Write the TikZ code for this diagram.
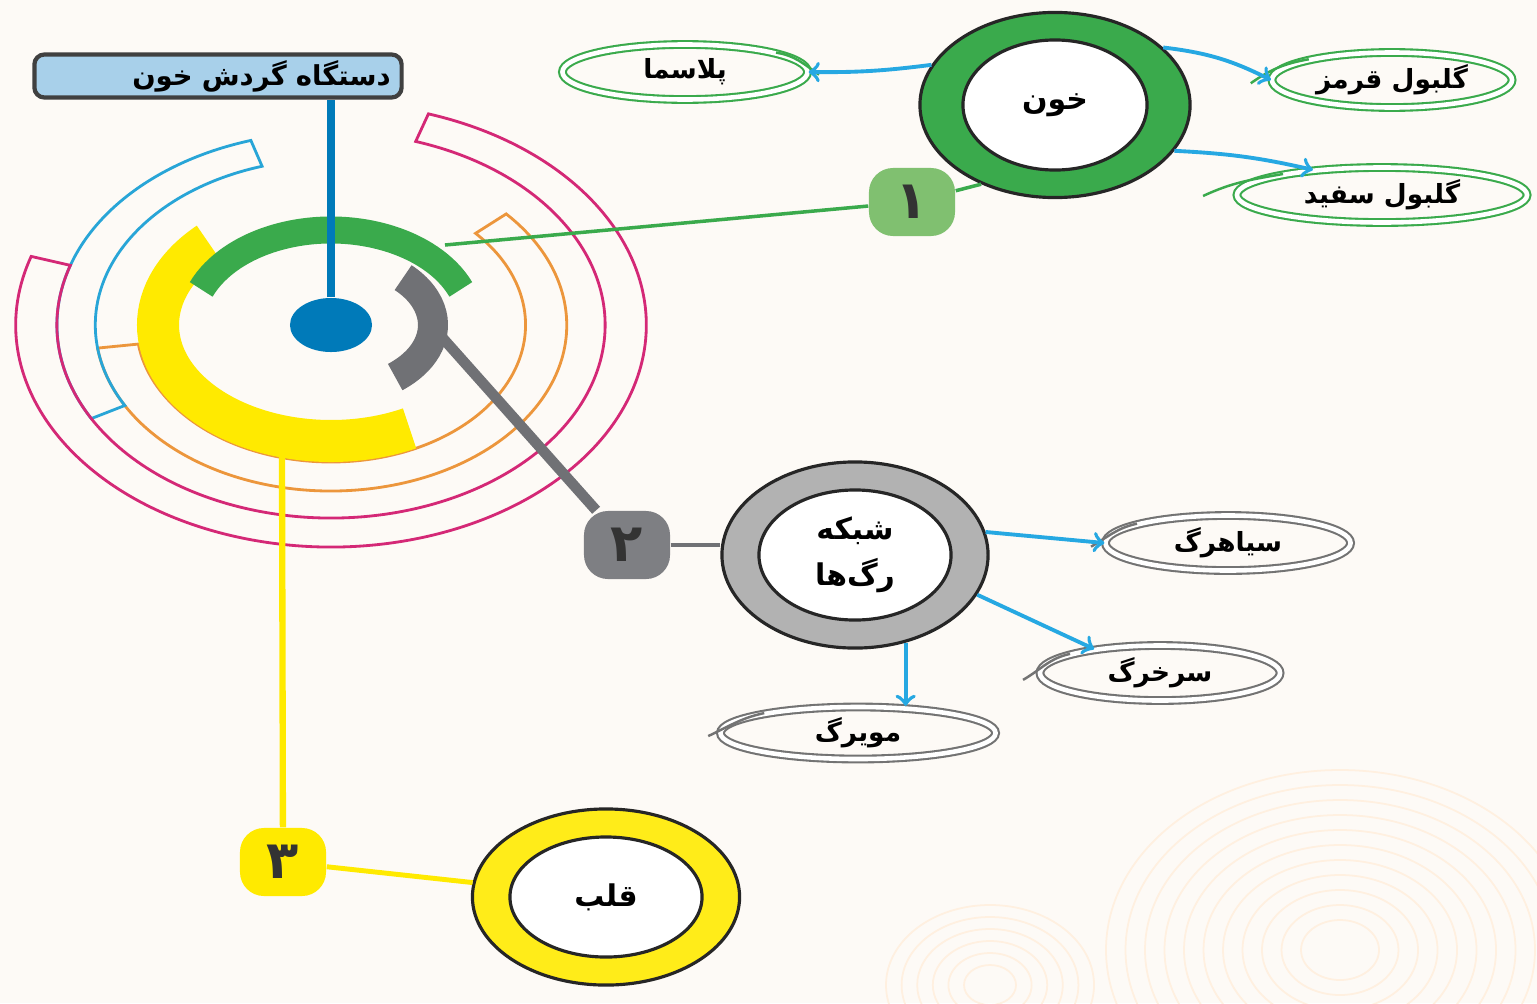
\documentclass[tikz,border=0pt]{standalone}
\usepackage{fontspec}
\usepackage{tikz}
\usetikzlibrary{shapes, backgrounds, calc, arrows}
\TeXXeTstate=1
\newfontfamily\fa[Script=Arabic]{DejaVu Sans}
\definecolor{paper}{RGB}{253,250,246}
\definecolor{hubblue}{RGB}{0,122,185}
\definecolor{titleblue}{RGB}{168,208,234}
\definecolor{ringgreen}{RGB}{58,170,76}
\definecolor{badgegreen}{RGB}{128,192,112}
\definecolor{ringgray}{RGB}{112,113,117}
\definecolor{ringyellow}{RGB}{255,234,0}
\definecolor{bandorange}{RGB}{236,150,60}
\definecolor{bandblue}{RGB}{40,165,215}
\definecolor{bandpink}{RGB}{212,40,118}
\definecolor{arrowcyan}{RGB}{38,168,226}
% one hollow band round the hub: colour, start, end, inner and outer y radius
\newcommand{\band}[5]{%
  \draw[draw=#1, line width=0.8pt]
    ($(hub)+(#2:{1.42*#5} and #5)$) arc[start angle=#2, end angle=#3, x radius=1.42*#5, y radius=#5]
    -- ($(hub)+(#3:{1.42*#4} and #4)$) arc[start angle=#3, end angle=#2, x radius=1.42*#4, y radius=#4]
    -- cycle;}

\begin{document}
\begin{tikzpicture}[x=0.01cm, y=0.01cm,
  title/.style={rectangle, rounded corners=1mm, draw=black!75, line width=1.2pt, fill=titleblue,
    minimum width=3.67cm, minimum height=0.43cm, text width=3.45cm, align=right, inner sep=0pt,
    font=\fa\bfseries\fontsize{7.8}{9}\selectfont},
  ring/.style={ellipse, draw=black!85, line width=0.9pt, fill=#1, inner sep=0pt},
  hole/.style={ellipse, draw=black!85, line width=0.9pt, fill=white, inner sep=0pt, align=center,
    font=\fa\bfseries\fontsize{8.5}{13}\selectfont},
  badge/.style={rectangle, rounded corners=2.4mm, fill=#1, minimum width=0.86cm, minimum height=0.68cm,
    inner sep=0pt, text=black!80, font=\fa\bfseries\fontsize{15}{15}\selectfont},
  tag/.style={ellipse, draw=#1, line width=0.6pt, double=white, double distance=1.3pt,
    minimum height=0.55cm, inner sep=0pt, font=\fa\bfseries\fontsize{7.5}{9}\selectfont},
  tail/.style={draw=#1, line width=0.7pt},
  flow/.style={->, draw=arrowcyan, line width=1.1pt},
  swirl/.style={draw=orange!12, line width=0.5pt}
  ]
  \useasboundingbox (0,0) rectangle (1537,-1003);
  \fill[paper] (0,0) rectangle (1537,-1003);
  \begin{scope}
    \clip (0,0) rectangle (1537,-1003);
    \foreach \r in {30,45,...,180}
      \draw[swirl] (1340,-950) ellipse[x radius=1.3*\r, y radius=\r];
    \foreach \r in {20,32,...,80}
      \draw[swirl] (990,-985) ellipse[x radius=1.3*\r, y radius=\r];
  \end{scope}

  % hub and rings
  \node[ellipse, fill=hubblue, minimum width=0.82cm, minimum height=0.54cm] (hub) at (331,-325) {};
  \band{bandorange}{188}{402}{137}{166}
  \band{bandblue}{107}{209}{166}{193}
  \band{bandpink}{162}{432}{193}{222}
  \draw[ringyellow, line width=0.42cm] ($(hub)+(135:173 and 116)$) arc[start angle=135, end angle=297, x radius=173, y radius=116];
  \draw[ringgreen, line width=0.27cm] ($(hub)+(22:140 and 95)$) arc[start angle=22, end angle=158, x radius=140, y radius=95];
  \draw[ringgray, line width=0.30cm] ($(hub)+(-51:102 and 67)$) arc[start angle=-51, end angle=45, x radius=102, y radius=67];
  \coordinate (greenend) at (445,-245);
  \coordinate (grayend) at (440,-335);
  \coordinate (yellowend) at (282,-455);

  \node[title] (title) at (218,-76) {\beginR دستگاه گردش خون\endR};
  \draw[hubblue, line width=2pt] (hub) -- (hub |- title.south);

  % badges
  \node[badge=badgegreen] (one) at (912,-202) {۱};
  \node[badge=ringgray!90] (two) at (627,-545) {۲};
  \node[badge=ringyellow] (three) at (283,-862) {۳};
  \draw[ringgreen, line width=1pt] (greenend) -- (one);
  \draw[ringgray, line width=3pt] (grayend) -- (two);
  \draw[ringyellow, line width=1.8pt] (yellowend) -- (three);

  % blood
  \node[ring=ringgreen, minimum width=2.7cm, minimum height=1.85cm] (blood) at (1055,-105) {};
  \node[hole, minimum width=1.84cm, minimum height=1.3cm] (bloodin) at (blood) {\beginR خون\endR};
  \node[tag=ringgreen, minimum width=2.45cm] (plasma) at (685,-72) {\beginR پلاسما\endR};
  \node[tag=ringgreen, minimum width=2.4cm] (redcell) at (1392,-80) {\beginR گلبول قرمز\endR};
  \node[tag=ringgreen, minimum width=2.9cm] (whitecell) at (1382,-195) {\beginR گلبول سفید\endR};
  \draw[tail=ringgreen] (plasma.12) to[out=-8, in=145] ++(43,-22);
  \draw[tail=ringgreen] (redcell.166) to[out=190, in=35] ++(-58,-24);
  \draw[tail=ringgreen] (whitecell.168) to[out=190, in=25] ++(-80,-22);
  \draw[ringgreen, line width=1pt] (one) -- (blood.227);
  \draw[flow] (blood.162) to[bend left=4] (plasma.east);
  \draw[flow] (blood.28) to[bend left=10] (redcell.west);
  \draw[flow] (blood.-21) to[bend left=5] (whitecell.160);

  % vessels
  \node[ring=black!30, minimum width=2.66cm, minimum height=1.86cm] (vessels) at (855,-555) {};
  \node[hole, minimum width=1.92cm, minimum height=1.3cm] (vesselsin) at (vessels) {\beginR شبکه\endR\\\beginR رگ‌ها\endR};
  \node[tag=black!55, minimum width=2.45cm] (vein) at (1228,-543) {\beginR سیاهرگ\endR};
  \node[tag=black!55, minimum width=2.4cm] (artery) at (1160,-673) {\beginR سرخرگ\endR};
  \node[tag=black!55, minimum width=2.75cm, minimum height=0.52cm] (capillary) at (858,-733) {\beginR مویرگ\endR};
  \draw[tail=black!55] (vein.168) to[out=192, in=30] ++(-46,-23);
  \draw[tail=black!55] (artery.168) to[out=192, in=30] ++(-47,-26);
  \draw[tail=black!55] (capillary.168) to[out=192, in=25] ++(-56,-23);
  \draw[ringgray, line width=1.2pt] (two) -- (two -| vessels.west);
  \draw[flow] (vessels.10) -- (vein.west);
  \draw[flow] (vessels.-18) -- (artery.160);
  \draw[flow] (vessels.-60) -- (vessels.-60 |- capillary.north);

  % heart
  \node[ring=ringyellow!90, minimum width=2.67cm, minimum height=1.76cm] (heart) at (606,-897) {};
  \node[hole, minimum width=1.92cm, minimum height=1.2cm] (heartin) at (heart) {\beginR قلب\endR};
  \draw[ringyellow, line width=1.4pt] (three) -- (heart);
\end{tikzpicture}
\end{document}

★ ★ ★ ★ ★ ★ ★

▸ STATED GOAL
Print the complete listing exactly, apart from any pictures.

▸ THE SOLUTION
Write the TikZ code for this diagram.
\documentclass[tikz,border=0pt]{standalone}
\usepackage{fontspec}
\usepackage{tikz}
\usetikzlibrary{shapes, backgrounds, calc, arrows}
\TeXXeTstate=1
\newfontfamily\fa[Script=Arabic]{DejaVu Sans}
\definecolor{paper}{RGB}{253,250,246}
\definecolor{hubblue}{RGB}{0,122,185}
\definecolor{titleblue}{RGB}{168,208,234}
\definecolor{ringgreen}{RGB}{58,170,76}
\definecolor{badgegreen}{RGB}{128,192,112}
\definecolor{ringgray}{RGB}{112,113,117}
\definecolor{ringyellow}{RGB}{255,234,0}
\definecolor{bandorange}{RGB}{236,150,60}
\definecolor{bandblue}{RGB}{40,165,215}
\definecolor{bandpink}{RGB}{212,40,118}
\definecolor{arrowcyan}{RGB}{38,168,226}
% one hollow band round the hub: colour, start, end, inner and outer y radius
\newcommand{\band}[5]{%
  \draw[draw=#1, line width=0.8pt]
    ($(hub)+(#2:{1.42*#5} and #5)$) arc[start angle=#2, end angle=#3, x radius=1.42*#5, y radius=#5]
    -- ($(hub)+(#3:{1.42*#4} and #4)$) arc[start angle=#3, end angle=#2, x radius=1.42*#4, y radius=#4]
    -- cycle;}

\begin{document}
\begin{tikzpicture}[x=0.01cm, y=0.01cm,
  title/.style={rectangle, rounded corners=1mm, draw=black!75, line width=1.2pt, fill=titleblue,
    minimum width=3.67cm, minimum height=0.43cm, text width=3.45cm, align=right, inner sep=0pt,
    font=\fa\bfseries\fontsize{7.8}{9}\selectfont},
  ring/.style={ellipse, draw=black!85, line width=0.9pt, fill=#1, inner sep=0pt},
  hole/.style={ellipse, draw=black!85, line width=0.9pt, fill=white, inner sep=0pt, align=center,
    font=\fa\bfseries\fontsize{8.5}{13}\selectfont},
  badge/.style={rectangle, rounded corners=2.4mm, fill=#1, minimum width=0.86cm, minimum height=0.68cm,
    inner sep=0pt, text=black!80, font=\fa\bfseries\fontsize{15}{15}\selectfont},
  tag/.style={ellipse, draw=#1, line width=0.6pt, double=white, double distance=1.3pt,
    minimum height=0.55cm, inner sep=0pt, font=\fa\bfseries\fontsize{7.5}{9}\selectfont},
  tail/.style={draw=#1, line width=0.7pt},
  flow/.style={->, draw=arrowcyan, line width=1.1pt},
  swirl/.style={draw=orange!12, line width=0.5pt}
  ]
  \useasboundingbox (0,0) rectangle (1537,-1003);
  \fill[paper] (0,0) rectangle (1537,-1003);
  \begin{scope}
    \clip (0,0) rectangle (1537,-1003);
    \foreach \r in {30,45,...,180}
      \draw[swirl] (1340,-950) ellipse[x radius=1.3*\r, y radius=\r];
    \foreach \r in {20,32,...,80}
      \draw[swirl] (990,-985) ellipse[x radius=1.3*\r, y radius=\r];
  \end{scope}

  % hub and rings
  \node[ellipse, fill=hubblue, minimum width=0.82cm, minimum height=0.54cm] (hub) at (331,-325) {};
  \band{bandorange}{188}{402}{137}{166}
  \band{bandblue}{107}{209}{166}{193}
  \band{bandpink}{162}{432}{193}{222}
  \draw[ringyellow, line width=0.42cm] ($(hub)+(135:173 and 116)$) arc[start angle=135, end angle=297, x radius=173, y radius=116];
  \draw[ringgreen, line width=0.27cm] ($(hub)+(22:140 and 95)$) arc[start angle=22, end angle=158, x radius=140, y radius=95];
  \draw[ringgray, line width=0.30cm] ($(hub)+(-51:102 and 67)$) arc[start angle=-51, end angle=45, x radius=102, y radius=67];
  \coordinate (greenend) at (445,-245);
  \coordinate (grayend) at (440,-335);
  \coordinate (yellowend) at (282,-455);

  \node[title] (title) at (218,-76) {\beginR دستگاه گردش خون\endR};
  \draw[hubblue, line width=2pt] (hub) -- (hub |- title.south);

  % badges
  \node[badge=badgegreen] (one) at (912,-202) {۱};
  \node[badge=ringgray!90] (two) at (627,-545) {۲};
  \node[badge=ringyellow] (three) at (283,-862) {۳};
  \draw[ringgreen, line width=1pt] (greenend) -- (one);
  \draw[ringgray, line width=3pt] (grayend) -- (two);
  \draw[ringyellow, line width=1.8pt] (yellowend) -- (three);

  % blood
  \node[ring=ringgreen, minimum width=2.7cm, minimum height=1.85cm] (blood) at (1055,-105) {};
  \node[hole, minimum width=1.84cm, minimum height=1.3cm] (bloodin) at (blood) {\beginR خون\endR};
  \node[tag=ringgreen, minimum width=2.45cm] (plasma) at (685,-72) {\beginR پلاسما\endR};
  \node[tag=ringgreen, minimum width=2.4cm] (redcell) at (1392,-80) {\beginR گلبول قرمز\endR};
  \node[tag=ringgreen, minimum width=2.9cm] (whitecell) at (1382,-195) {\beginR گلبول سفید\endR};
  \draw[tail=ringgreen] (plasma.12) to[out=-8, in=145] ++(43,-22);
  \draw[tail=ringgreen] (redcell.166) to[out=190, in=35] ++(-58,-24);
  \draw[tail=ringgreen] (whitecell.168) to[out=190, in=25] ++(-80,-22);
  \draw[ringgreen, line width=1pt] (one) -- (blood.227);
  \draw[flow] (blood.162) to[bend left=4] (plasma.east);
  \draw[flow] (blood.28) to[bend left=10] (redcell.west);
  \draw[flow] (blood.-21) to[bend left=5] (whitecell.160);

  % vessels
  \node[ring=black!30, minimum width=2.66cm, minimum height=1.86cm] (vessels) at (855,-555) {};
  \node[hole, minimum width=1.92cm, minimum height=1.3cm] (vesselsin) at (vessels) {\beginR شبکه\endR\\\beginR رگ‌ها\endR};
  \node[tag=black!55, minimum width=2.45cm] (vein) at (1228,-543) {\beginR سیاهرگ\endR};
  \node[tag=black!55, minimum width=2.4cm] (artery) at (1160,-673) {\beginR سرخرگ\endR};
  \node[tag=black!55, minimum width=2.75cm, minimum height=0.52cm] (capillary) at (858,-733) {\beginR مویرگ\endR};
  \draw[tail=black!55] (vein.168) to[out=192, in=30] ++(-46,-23);
  \draw[tail=black!55] (artery.168) to[out=192, in=30] ++(-47,-26);
  \draw[tail=black!55] (capillary.168) to[out=192, in=25] ++(-56,-23);
  \draw[ringgray, line width=1.2pt] (two) -- (two -| vessels.west);
  \draw[flow] (vessels.10) -- (vein.west);
  \draw[flow] (vessels.-18) -- (artery.160);
  \draw[flow] (vessels.-60) -- (vessels.-60 |- capillary.north);

  % heart
  \node[ring=ringyellow!90, minimum width=2.67cm, minimum height=1.76cm] (heart) at (606,-897) {};
  \node[hole, minimum width=1.92cm, minimum height=1.2cm] (heartin) at (heart) {\beginR قلب\endR};
  \draw[ringyellow, line width=1.4pt] (three) -- (heart);
\end{tikzpicture}
\end{document}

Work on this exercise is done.